La sexualidad, el matrimonio, la obesidad, la raza o región natal y la discapacidad, entre otros ítems, era recurrentes disparadores que se empleaban para causar gracia, dentro de una amplia paleta humorística que aprovechaba la desgracia del otro para provocar un efecto hilarante en el público. La corrección política que se estableció como dominante en el nuevo siglo, obligó a recapacitar sobre esas actitudes, si bien por supuesto hay un importante número de comediantes y guionistas que se resisten a adaptarse e insisten con traspasar los límites, aduciendo que la libertad de expresión los ampara en su resistencia al replanteo.

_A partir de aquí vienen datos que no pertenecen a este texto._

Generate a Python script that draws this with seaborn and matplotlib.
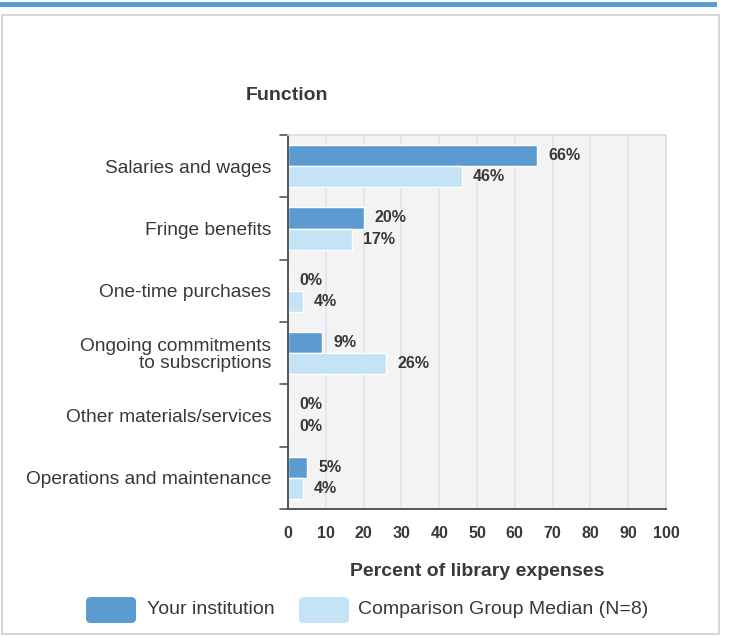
import matplotlib
matplotlib.use("Agg")
import matplotlib.pyplot as plt
from matplotlib.patches import Rectangle, FancyBboxPatch
import pandas as pd
import seaborn as sns

categories = [
    "Salaries and wages",
    "Fringe benefits",
    "One-time purchases",
    "Ongoing commitments\nto subscriptions",
    "Other materials/services",
    "Operations and maintenance",
]
your_institution = [66, 20, 0, 9, 0, 5]
comparison_median = [46, 17, 4, 26, 0, 4]
series_names = ["Your institution", "Comparison Group Median (N=8)"]
x_ticks = [0, 10, 20, 30, 40, 50, 60, 70, 80, 90, 100]

DARK = "#5b9bd0"
LIGHT = "#c5e3f7"
TEXT = "#383838"

df = pd.DataFrame({
    "Function": categories * 2,
    "Percent": your_institution + comparison_median,
    "Series": [series_names[0]] * len(categories) + [series_names[1]] * len(categories),
})

sns.set_theme(style="white")
plt.rcParams["font.family"] = ["Liberation Sans", "DejaVu Sans"]

W, H = 729, 637
fig = plt.figure(figsize=(W / 100, H / 100), dpi=100)

# page decorations: top accent strip and panel frame
fig.patches.append(Rectangle((0, 1 - 7 / H), 717 / W, 5 / H, transform=fig.transFigure,
                             facecolor="#5b9bd0", edgecolor="none"))
fig.patches.append(Rectangle((1.5 / W, 3 / H), 717 / W, 619 / H, transform=fig.transFigure,
                             facecolor="none", edgecolor="#d0d0d0", linewidth=1.2))

ax = fig.add_axes([288 / W, 1 - 509 / H, 378 / W, 374 / H])
sns.barplot(data=df, y="Function", x="Percent", hue="Series", order=categories,
            hue_order=series_names, palette=[DARK, LIGHT], orient="h",
            width=0.68, saturation=1, ax=ax, legend=False)

ax.set_facecolor("#f3f3f3")
ax.set_xlim(0, 100)
ax.set_ylim(len(categories) - 0.5, -0.5)
ax.set_xticks(x_ticks)
ax.set_xticklabels([str(t) for t in x_ticks], fontsize=11.5, color=TEXT, fontweight="bold")
ax.tick_params(axis="x", length=0, pad=12)
ax.xaxis.grid(True, color="#dfe3ee", linewidth=1.2)
ax.set_axisbelow(True)

# category labels between tick marks at band boundaries
ax.set_yticks(range(len(categories)))
ax.set_yticklabels(categories, fontsize=13.8, color=TEXT, linespacing=0.95)
ax.tick_params(axis="y", length=0, pad=12)
for b in [i - 0.5 for i in range(len(categories) + 1)]:
    ax.plot([-0.022, 0], [b, b], transform=ax.get_yaxis_transform(), color="#555555",
            linewidth=1.2, clip_on=False)

for side in ("top", "right"):
    ax.spines[side].set_color("#dcdcdc")
    ax.spines[side].set_linewidth(1.2)
for side in ("left", "bottom"):
    ax.spines[side].set_color("#555555")
    ax.spines[side].set_linewidth(1.4)

# value labels at the end of each bar
for container, vals in zip(ax.containers, [your_institution, comparison_median]):
    labels = [f"{v}%" for v in vals]
    ax.bar_label(container, labels=labels, padding=8, fontsize=11.5, color=TEXT,
                 fontweight="bold")

ax.set_ylabel("")
ax.set_xlabel("Percent of library expenses", fontsize=14, fontweight="bold",
              color=TEXT, labelpad=16)
ax.text(287 / W, 1 - 96 / H, "Function", transform=fig.transFigure, ha="center",
        va="center", fontsize=14, fontweight="bold", color=TEXT)

# legend swatches with rounded corners
legend_items = [(86, DARK, series_names[0], 147), (299, LIGHT, series_names[1], 358)]
for x0, col, label, tx in legend_items:
    fig.patches.append(FancyBboxPatch((x0 / W, 1 - 623 / H), 50 / W, 26 / H,
                                      boxstyle="round,pad=0,rounding_size=0.007",
                                      transform=fig.transFigure, facecolor=col,
                                      edgecolor="none"))
    fig.text(tx / W, 1 - 609 / H, label, ha="left", va="center", fontsize=14,
             color=TEXT)

fig.savefig("out.png", dpi=100, facecolor="white")
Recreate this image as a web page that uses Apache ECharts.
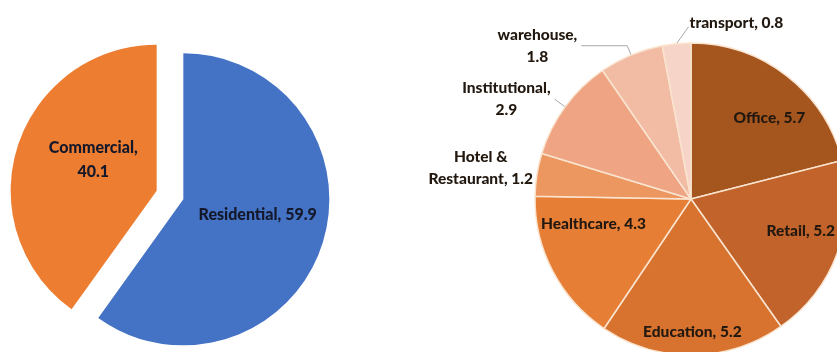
<!DOCTYPE html>
<html>
<head>
<meta charset="utf-8">
<script src="https://cdn.jsdelivr.net/npm/echarts@6/dist/echarts.min.js"></script>
<style>
  html, body { margin: 0; padding: 0; background: #ffffff; }
  #chart { width: 837px; height: 352px; }
</style>
</head>
<body>
<div id="chart"></div>
<script>
// Split of floor area by building sector
const sectorNames = ['Residential', 'Commercial'];
const sectorShares = [59.9, 40.1];
const sectorColors = ['#4472C4', '#ED7D31'];

// Commercial share broken down by building type
const typeNames = ['Office', 'Retail', 'Education', 'Healthcare', 'Hotel & Restaurant', 'Institutional', 'warehouse', 'transport'];
const typeShares = [5.7, 5.2, 5.2, 4.3, 1.2, 2.9, 1.8, 0.8];
const typeColors = ['#A5561F', '#C1632A', '#D8732F', '#E77E36', '#EC9660', '#EFA583', '#F1BCA3', '#F6D5C8'];
// true: label sits inside the slice, false: label sits outside with a leader line
const typeInside = [true, true, true, true, false, false, false, false];

const FONT = 'Lato, "Open Sans", sans-serif';
const WEIGHT = 900;
const TEXT_DARK = '#22180f';

// small label nudges (px) so the text sits in the open part of each slice
const sectorLabelNudge = [[2, -8], [9, -8]];
const typeLabelNudge = [[6, 12], [-1, -9], [0, 15], [7, -30], [0, -7], [0, 0], [0, 0], [0, 0]];

function labelLines(name, value, sep) {
  // outside labels are stacked over two lines where they are long
  if (name === 'Hotel & Restaurant') return ['Hotel &', 'Restaurant, ' + value];
  if (sep) return [name + ',', String(value)];
  return [name + ', ' + value];
}
const wrapOutside = { 'Hotel & Restaurant': false, 'Institutional': true, 'warehouse': true, 'transport': false };

// leader line lengths for the outside labels
const outsideLine = {
  'Hotel & Restaurant': { show: false, length: 0, length2: 0 },
  'Institutional': { show: true, length: 13, length2: 0 },
  'warehouse': { show: true, length: 10, length2: 46 },
  'transport': { show: true, length: 18, length2: 0 }
};

const chart = echarts.init(document.getElementById('chart'), null, { renderer: 'canvas' });

const leftPie = {
  type: 'pie',
  center: [170, 195],
  radius: 146,
  startAngle: 90,
  clockwise: true,
  selectedMode: 'multiple',
  selectedOffset: 14,
  silent: true,
  animation: false,
  itemStyle: { borderWidth: 0 },
  label: {
    show: true,
    position: 'inside',
    color: '#14182a',
    fontFamily: FONT,
    fontWeight: WEIGHT,
    fontSize: 16,
    lineHeight: 24,
    formatter: function (p) {
      return p.name === 'Commercial' ? p.name + ',\n' + p.value : p.name + ', ' + p.value;
    }
  },
  labelLine: { show: false },
  labelLayout: function (p) {
    const d = sectorLabelNudge[p.dataIndex];
    return { dx: d[0], dy: d[1] };
  },
  emphasis: { disabled: true },
  data: sectorNames.map(function (n, i) {
    return { name: n, value: sectorShares[i], selected: true, itemStyle: { color: sectorColors[i] } };
  })
};

const rightCenter = [691, 199];
const rightRadius = 156;

const rightPie = {
  type: 'pie',
  center: rightCenter,
  radius: rightRadius,
  startAngle: 90,
  clockwise: true,
  silent: true,
  animation: false,
  avoidLabelOverlap: false,
  itemStyle: { borderColor: '#FAE4CF', borderWidth: 1.5 },
  emphasis: { disabled: true },
  labelLine: { lineStyle: { color: '#A9A9A9', width: 1 } },
  labelLayout: function (p) {
    const name = typeNames[p.dataIndex];
    if (name === 'transport') {
      // put the transport label to the right of its leader line
      const pts = p.labelLinePoints;
      const x = pts[0][0] + 13;
      const y = pts[1][1] - 3;
      return {
        x: x, y: y, align: 'left', verticalAlign: 'middle',
        labelLinePoints: [pts[0], [x - 1, y + 4], [x - 1, y + 4]]
      };
    }
    const d = typeLabelNudge[p.dataIndex];
    if (d[0] === 0 && d[1] === 0) return {};
    return { dx: d[0], dy: d[1] };
  },
  data: typeNames.map(function (n, i) {
    const out = !typeInside[i];
    return {
      name: n,
      value: typeShares[i],
      itemStyle: { color: typeColors[i] },
      label: out ? {
        show: true,
        position: 'outside',
        distanceToLabelLine: 4,
        formatter: function (p) {
          return labelLines(p.name, p.value, wrapOutside[p.name]).map(function (s) {
            return '{c|' + s + '}';
          }).join('\n');
        },
        rich: {
          c: { align: 'center', color: TEXT_DARK, fontFamily: FONT, fontWeight: WEIGHT, fontSize: 15.5, lineHeight: 22 }
        }
      } : { show: false },
      labelLine: out ? outsideLine[n] : { show: false }
    };
  })
};

// transparent ring carrying the inside labels of the larger slices
const rightInsideLabels = {
  type: 'pie',
  center: rightCenter,
  radius: [74, rightRadius],
  startAngle: 90,
  clockwise: true,
  silent: true,
  animation: false,
  itemStyle: { color: 'rgba(0,0,0,0)', borderWidth: 0 },
  emphasis: { disabled: true },
  labelLine: { show: false },
  labelLayout: function (p) {
    const d = typeLabelNudge[p.dataIndex];
    return { dx: d[0], dy: d[1] };
  },
  data: typeNames.map(function (n, i) {
    return {
      name: n,
      value: typeShares[i],
      label: typeInside[i] ? {
        show: true,
        position: 'inside',
        color: TEXT_DARK,
        fontFamily: FONT,
        fontWeight: WEIGHT,
        fontSize: 15.5,
        formatter: '{b}, {c}'
      } : { show: false }
    };
  })
};

chart.setOption({
  animation: false,
  backgroundColor: '#ffffff',
  series: [leftPie, rightPie, rightInsideLabels]
});
</script>
</body>
</html>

Es más, algunos se tornan fundamentalistas en esta postura y redoblan la apuesta con la excusa de que practican el humor negro y eso los habilita a decir y hacer cualquier cosa, más allá de que pueda haber quienes se sientan ofendidos y hasta dolidos por haber sufrido un agravio. Tomar para la chacota enfermedades, tragedias o catástrofes implica un riesgo de cancelación que no todos están dispuestos a correr, pero es obvio que hay un mercado para esa escatología y por ende habrá una comicidad que lo satisfaga, más allá de que se exponga a ser descalificada.
Lo más interesante de esta polémica no es que se logre una unanimidad de criterios, sino que se ponga en discusión qué consecuencias acarrea un chiste (aunque sea en apariencia inocente) y que se debata acerca de hasta dónde es posible llegar con un chascarrillo, sin que sus resultados terminen causando más dolor que alegría. Al menos, que quien ejercite este oficio sea consciente de que su discurso no es inocuo y que repetir clichés retrógrados no hace sino avalar el cercenamiento de los derechos de determinadas personas. No sería entonces la aceptación de una censura, sino comprender las responsabilidades inherentes a una actividad de tintes lúdicos.

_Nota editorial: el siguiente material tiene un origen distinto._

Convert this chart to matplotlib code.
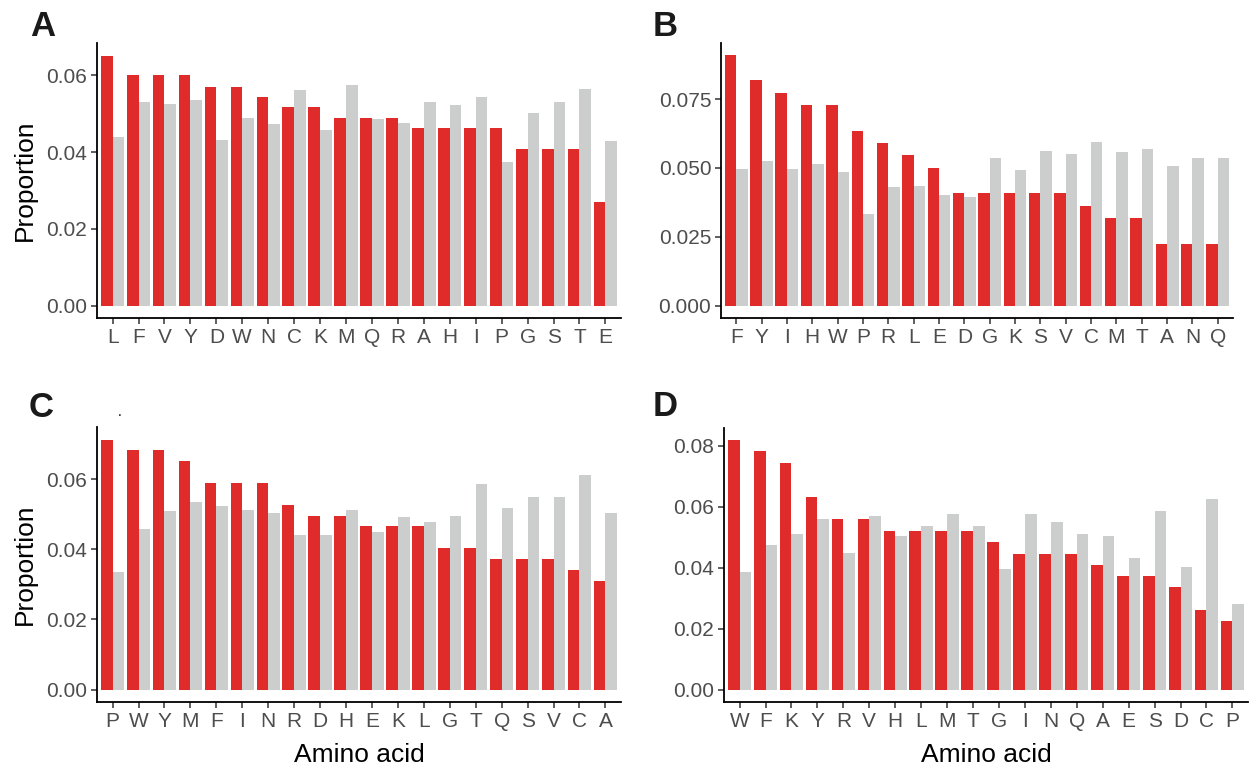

En este sentido, es aleccionador el contenido de los nueve episodios correspondientes a la tercera temporada de la serie “Hacks”, que se estrenó hace unos meses en la plataforma Max. La accidentada relación entre una veterana estandapera y su joven guionista, cuyas divergencias se disuelven en un vínculo de afecto y admiración mutua, se ve resquebrajada una vez más, en este caso por la viralización de un contenido en video, donde se observan imágenes de archivo en las que la artista monologa de una manera que en esa época era naturalizada pero que ahora resulta por demás hiriente.

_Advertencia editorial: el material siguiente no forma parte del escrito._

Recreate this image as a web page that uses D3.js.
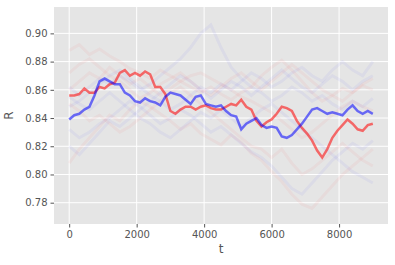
<!DOCTYPE html>
<html>
<head>
<meta charset="utf-8">
<script src="https://cdn.jsdelivr.net/npm/d3@7"></script>
<style>
  body { margin: 0; background: #fff; }
  text { font-family: "DejaVu Sans", sans-serif; }
</style>
</head>
<body>
<div id="chart"></div>
<script>
// highlighted runs, read every 150 steps
var mainStep = 150;
var redMain = [0.856, 0.856, 0.857, 0.861, 0.858, 0.858, 0.862, 0.861, 0.864, 0.865,
  0.872, 0.874, 0.870, 0.872, 0.870, 0.873, 0.871, 0.862, 0.862, 0.857,
  0.845, 0.843, 0.846, 0.848, 0.848, 0.846, 0.848, 0.849, 0.847, 0.846,
  0.846, 0.848, 0.850, 0.849, 0.853, 0.848, 0.846, 0.838, 0.834, 0.837,
  0.839, 0.843, 0.848, 0.847, 0.845, 0.838, 0.833, 0.829, 0.824, 0.817,
  0.812, 0.818, 0.826, 0.831, 0.835, 0.839, 0.836, 0.832, 0.831, 0.835, 0.836];
var blueMain = [0.839, 0.842, 0.843, 0.846, 0.848, 0.856, 0.866, 0.868, 0.866, 0.864,
  0.864, 0.858, 0.856, 0.852, 0.851, 0.854, 0.852, 0.851, 0.849, 0.855,
  0.858, 0.857, 0.856, 0.853, 0.850, 0.855, 0.856, 0.850, 0.849, 0.848,
  0.849, 0.845, 0.842, 0.841, 0.832, 0.836, 0.838, 0.840, 0.835, 0.833,
  0.834, 0.833, 0.827, 0.826, 0.828, 0.832, 0.836, 0.841, 0.846, 0.847,
  0.845, 0.843, 0.844, 0.843, 0.842, 0.846, 0.849, 0.845, 0.843, 0.845, 0.843];

// faint background runs, read every 300 steps
var faintStep = 300;
var redFaint = [
  [0.888, 0.892, 0.885, 0.889, 0.884, 0.880, 0.875, 0.872, 0.868, 0.874, 0.870, 0.866, 0.862, 0.858, 0.862, 0.857,
   0.853, 0.858, 0.862, 0.870, 0.876, 0.881, 0.874, 0.866, 0.858, 0.852, 0.856, 0.861, 0.858, 0.863, 0.860],
  [0.808, 0.818, 0.826, 0.834, 0.842, 0.838, 0.846, 0.852, 0.848, 0.843, 0.838, 0.832, 0.836, 0.829, 0.825, 0.821,
   0.828, 0.823, 0.815, 0.810, 0.802, 0.795, 0.786, 0.779, 0.776, 0.784, 0.792, 0.800, 0.806, 0.812, 0.818],
  [0.860, 0.866, 0.872, 0.868, 0.876, 0.870, 0.864, 0.868, 0.862, 0.856, 0.861, 0.866, 0.870, 0.872, 0.868, 0.864,
   0.860, 0.855, 0.852, 0.848, 0.844, 0.838, 0.832, 0.826, 0.830, 0.836, 0.842, 0.848, 0.852, 0.848, 0.845],
  [0.850, 0.845, 0.838, 0.842, 0.836, 0.830, 0.834, 0.840, 0.846, 0.852, 0.858, 0.862, 0.856, 0.850, 0.844, 0.838,
   0.832, 0.826, 0.820, 0.818, 0.812, 0.818, 0.808, 0.800, 0.804, 0.810, 0.816, 0.822, 0.816, 0.810, 0.806],
  [0.872, 0.878, 0.882, 0.876, 0.870, 0.866, 0.860, 0.854, 0.858, 0.864, 0.868, 0.872, 0.866, 0.860, 0.856, 0.862,
   0.868, 0.872, 0.866, 0.860, 0.866, 0.872, 0.878, 0.872, 0.866, 0.860, 0.856, 0.852, 0.858, 0.864, 0.868]
];
var blueFaint = [
  [0.862, 0.856, 0.862, 0.868, 0.864, 0.870, 0.866, 0.860, 0.864, 0.870, 0.876, 0.882, 0.890, 0.900, 0.906, 0.890,
   0.876, 0.868, 0.862, 0.858, 0.852, 0.856, 0.862, 0.858, 0.852, 0.856, 0.850, 0.846, 0.852, 0.848, 0.854],
  [0.848, 0.852, 0.858, 0.864, 0.870, 0.874, 0.868, 0.862, 0.856, 0.852, 0.846, 0.850, 0.856, 0.862, 0.858, 0.864,
   0.860, 0.866, 0.872, 0.868, 0.862, 0.866, 0.872, 0.876, 0.870, 0.866, 0.874, 0.880, 0.874, 0.870, 0.880],
  [0.832, 0.826, 0.830, 0.836, 0.840, 0.846, 0.852, 0.848, 0.842, 0.836, 0.840, 0.846, 0.842, 0.836, 0.830, 0.834,
   0.828, 0.822, 0.816, 0.812, 0.806, 0.798, 0.790, 0.786, 0.794, 0.802, 0.810, 0.816, 0.822, 0.818, 0.824],
  [0.855, 0.850, 0.846, 0.852, 0.858, 0.852, 0.846, 0.840, 0.836, 0.830, 0.826, 0.832, 0.838, 0.844, 0.840, 0.846,
   0.840, 0.834, 0.840, 0.846, 0.850, 0.844, 0.838, 0.832, 0.826, 0.820, 0.814, 0.808, 0.802, 0.798, 0.794],
  [0.820, 0.814, 0.822, 0.830, 0.838, 0.834, 0.840, 0.846, 0.852, 0.858, 0.864, 0.870, 0.866, 0.860, 0.854, 0.860,
   0.866, 0.862, 0.856, 0.862, 0.868, 0.874, 0.868, 0.862, 0.858, 0.864, 0.870, 0.866, 0.860, 0.866, 0.870]
];

var xTicks = [0, 2000, 4000, 6000, 8000];
var yTicks = [0.78, 0.80, 0.82, 0.84, 0.86, 0.88, 0.90];

(function() {
  var W = 395, H = 265;
  var margin = { top: 7, left: 54, right: 7, bottom: 41 },
    width = W - margin.left - margin.right,
    height = H - margin.top - margin.bottom;

  var svg = d3.select("#chart")
    .append("svg")
    .attr("width", W)
    .attr("height", H)
    .append("g")
    .attr("transform", "translate(" + margin.left + "," + margin.top + ")");

  var x = d3.scaleLinear().domain([-450, 9450]).range([0, width]);
  var y = d3.scaleLinear().domain([0.7649, 0.9187]).range([height, 0]);

  svg.append("rect")
    .attr("width", width)
    .attr("height", height)
    .attr("fill", "#e5e5e5");

  // grid
  svg.selectAll(".gx").data(xTicks).enter().append("line")
    .attr("x1", function(d) { return x(d); })
    .attr("x2", function(d) { return x(d); })
    .attr("y1", 0).attr("y2", height)
    .attr("stroke", "#fff").attr("stroke-width", 1);
  svg.selectAll(".gy").data(yTicks).enter().append("line")
    .attr("y1", function(d) { return y(d); })
    .attr("y2", function(d) { return y(d); })
    .attr("x1", 0).attr("x2", width)
    .attr("stroke", "#fff").attr("stroke-width", 1);

  function makeLine(step) {
    return d3.line()
      .x(function(d, i) { return x(i * step); })
      .y(function(d) { return y(d); });
  }

  var plot = svg.append("g");

  redFaint.forEach(function(s) {
    plot.append("path").datum(s)
      .attr("d", makeLine(faintStep))
      .attr("fill", "none").attr("stroke", "red")
      .attr("stroke-opacity", 0.045).attr("stroke-width", 3);
  });
  blueFaint.forEach(function(s) {
    plot.append("path").datum(s)
      .attr("d", makeLine(faintStep))
      .attr("fill", "none").attr("stroke", "blue")
      .attr("stroke-opacity", 0.045).attr("stroke-width", 3);
  });

  plot.append("path").datum(redMain)
    .attr("d", makeLine(mainStep))
    .attr("fill", "none").attr("stroke", "red")
    .attr("stroke-opacity", 0.55).attr("stroke-width", 2.5);
  plot.append("path").datum(blueMain)
    .attr("d", makeLine(mainStep))
    .attr("fill", "none").attr("stroke", "blue")
    .attr("stroke-opacity", 0.55).attr("stroke-width", 2.5);

  // axes
  var xAxis = svg.append("g")
    .attr("transform", "translate(0," + height + ")")
    .call(d3.axisBottom(x).tickValues(xTicks).tickSize(3.5).tickPadding(3).tickFormat(d3.format("d")));
  var yAxis = svg.append("g")
    .call(d3.axisLeft(y).tickValues(yTicks).tickSize(3.5).tickPadding(3).tickFormat(d3.format(".2f")));

  [xAxis, yAxis].forEach(function(a) {
    a.select(".domain").remove();
    a.selectAll("line").attr("stroke", "#555");
    a.selectAll("text").attr("fill", "#555")
      .style("font-size", "10px")
      .style("font-family", "DejaVu Sans");
  });

  svg.append("text")
    .attr("x", width / 2)
    .attr("y", height + 29)
    .attr("text-anchor", "middle")
    .attr("fill", "#555")
    .style("font-size", "12px")
    .text("t");

  svg.append("text")
    .attr("transform", "translate(" + (-41) + "," + (height / 2) + ") rotate(-90)")
    .attr("text-anchor", "middle")
    .attr("fill", "#555")
    .style("font-size", "12px")
    .text("R");
})();
</script>
</body>
</html>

¿Qué corresponde hacer? ¿Debe la legendaria Deborah Vance pedir disculpas por aquellos pecados y así evitar que su reputación se venga a pique en un momento en que está punto de obtener un trabajo soñado? ¿O tiene que dejarse llevar por su orgullo y reivindicar esos desafortunados parlamentos por los que no tiene por qué arrepentirse ya que eran acordes a los estereotipos de su contexto temporal? Sobre estos interrogantes desarrollan su argumento estos recientes capítulos de “Hacks”, en los que no se escuchan respuestas moralizadoras, ni absolutas ni generalizables, sino opiniones que aportan (con humor) a la construcción de un diagnóstico sobre la sociedad del presente.